May 15, 2013: Los Sueños, Costa Rica
Target: Pacific Blue Marlin
A good friend, Joan Vernon, arranged for Toomey and Miller to stay at the Los Sueños Resort and fish with Capt. Bubba Carter aboard Tijereta, along with Capt. Dana Thomas. After a one-hour run to the fishing grounds, they deployed the baits with a spread that included two teasers and four circle-hook-rigged ballyhoo.
Schools of bait and porpoises stretched for miles, and it wasn’t long before a blue marlin appeared. As Carter teased the fish toward the boat, Toomey positioned the pitch. The marlin disappeared off the teaser and then, in a textbook bite, reappeared on the bait, opened its mouth and ate the ballyhoo.
Toomey immediately dropped back, let the fish disappear with the bait, engaged the drag and waited for the circle hook to do its thing. As the line went tight, a beautiful 225-pound blue marlin leaped out of the water in a series of impressive jumps. As line peeled off the reel, Toomey knew he’d had a good, clean hookup, and within a few action-packed minutes, the marlin was boat-side for pictures and release.
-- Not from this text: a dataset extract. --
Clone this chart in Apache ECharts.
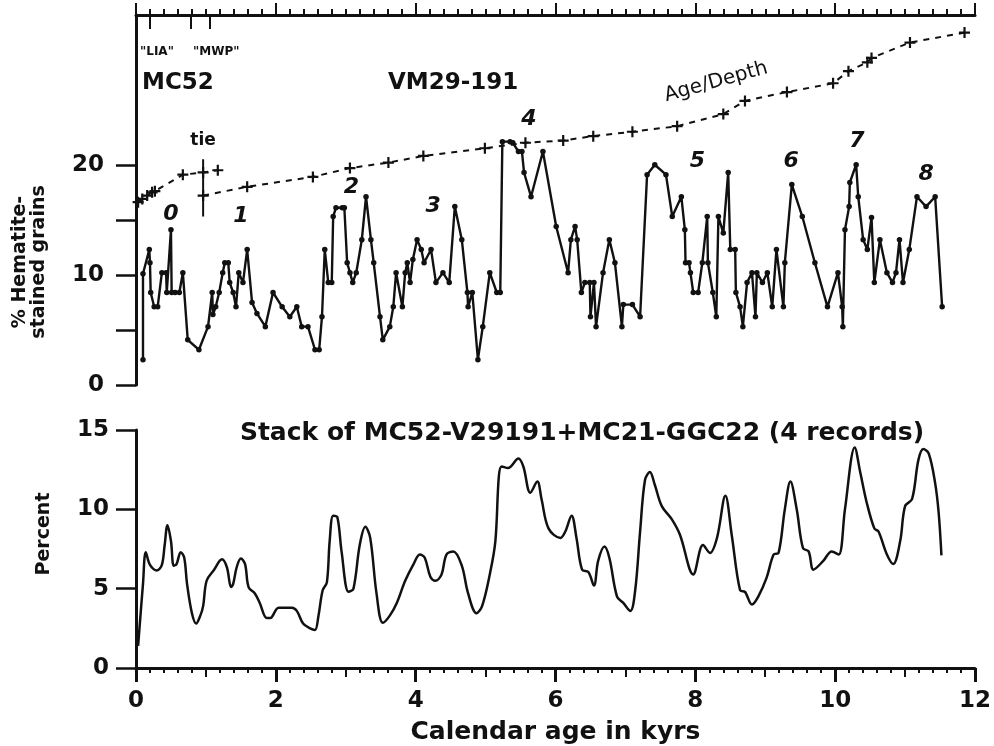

Toomey had done it — caught the Pacific blue marlin and reduced his royal slam time down to 32 days, besting the original Ruwitch record by four days!
Despite the convoluted logistics, the weather forecasts around the world that had needed deciphering, and enduring grueling conditions, jet lag, close quarters and countless pulled hooks, they’d done it. Fifty-three days after Toomey and Cannon had left Miami, they had both achieved royal slams, both beat the previously held 36-day record, and both had memories and bragging rights to last a lifetime.